The Veils' Finn Andrews on new album Time Stays, We Go
Time Stays, We Go is some dark stuff. Like the three that preceded it, the latest album from The Veils is rich with tales of heartbreak and lost love, obscure and vain journeys, omens and portents, helplessness, madness, yearning. “Love, gather your rosebuds while you may,” singer-songwriter Finn Andrews cribs from poet Robert Herrick on one track, “cause when the night arrives it’s here to stay.”
It sounds as if the sun didn’t come out once in the entire year Andrews was cooped up writing the album, which, given that it was in London, may be possible.
Sniffing on the phone in the freezing cold outside a rehearsal bunker, Andrews is in high spirits about getting back in the touring saddle. “It feels good,” he says. “It’s a large life change from the last year, which has been kind of isolated and quiet, to the chaos of promo trips and rehearsals and all that stuff. But it’s nice to feel useful in the world again.”
Formed on the sunny shores of Devonport, The Veils found that their folk-rooted, rock-oriented sound didn’t fit into the Auckland scene and, in 2002, left for London, where they were promptly signed by Rough Trade’s Geoff Travis. They’ve gone from the Shaky Isles to the Isles of Blighty, yet the band makes music that seems to echo out of biggest, darkest America.
With driving drums, bluesy melodies, a heavy foot on the sustain pedal and Andrews’ gravelly voice stretching over arrangements that go from sparse to chaotic, it’s a bruised and bruising Southern Gothic sound for badlands and backstreets. Andrews himself, tall, slim, and usually dressed in white shirt and black preacher’s hat, looks like he has walked straight out of a Cormac McCarthy novel.
“I think the place we fit in most is America, and they’ve certainly taken to us the best,” says Andrews. “The record cover in a way sums it up — it looks a bit like America, with the burning house, but also looks a bit like someone left the gas on in their bach.”

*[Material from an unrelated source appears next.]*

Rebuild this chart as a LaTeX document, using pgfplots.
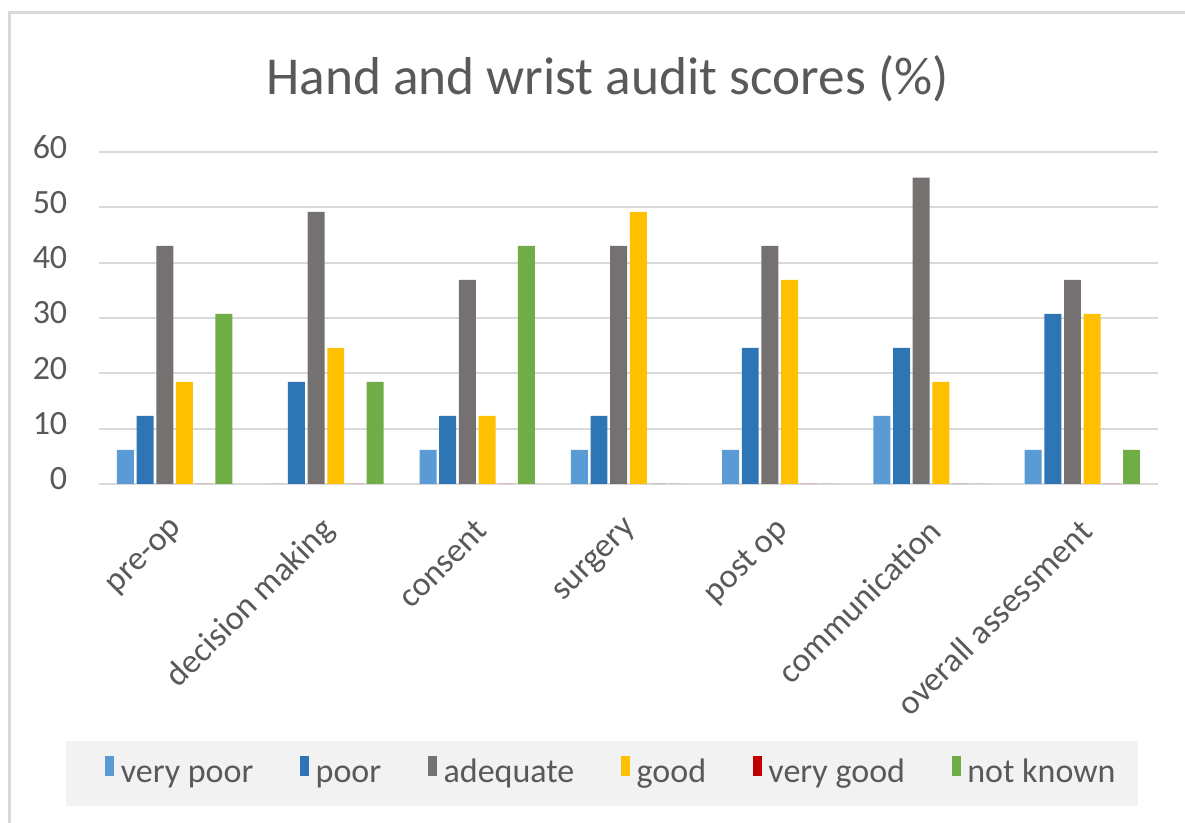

The album was recorded at Los Angeles’ Laurel Canyon, and mixed by British producer Bill Price (The Clash, Jesus and Mary Chain), whom they coaxed out of retirement — and had cake and whisky to celebrate his 50th year in the business during the process.
“He’s a real analogue junkie and he still works in the same way as he did in the 60s,” says Andrews. “I’ve always liked people like that, who stick to these wonderful old machines. There’s something endlessly romantic about them. There was an Apple Mac sitting in the studio the whole time, and nobody used it. It was constantly on the screensaver of, you know, that cheesy beach scene. [Bill] just kept looking at it, like, ‘That’s beautiful, isn’t it? Have you seen this? It’s beautiful!’”
Setting off for the States in late April with a seven-piece band including a horn section, Andrews hopes to make it home to New Zealand after the European leg of the tour. He could do with a good dose of sun, he says, slightly at odds with the shadowy, anguished image he projects as frontman.
Still, his lighter side glints through in the way his fatalistic lyrics contain a cheerily wry note. “Love, gather your rosebuds while you may,” that track continues, “cause the end is coming, but it’s okay.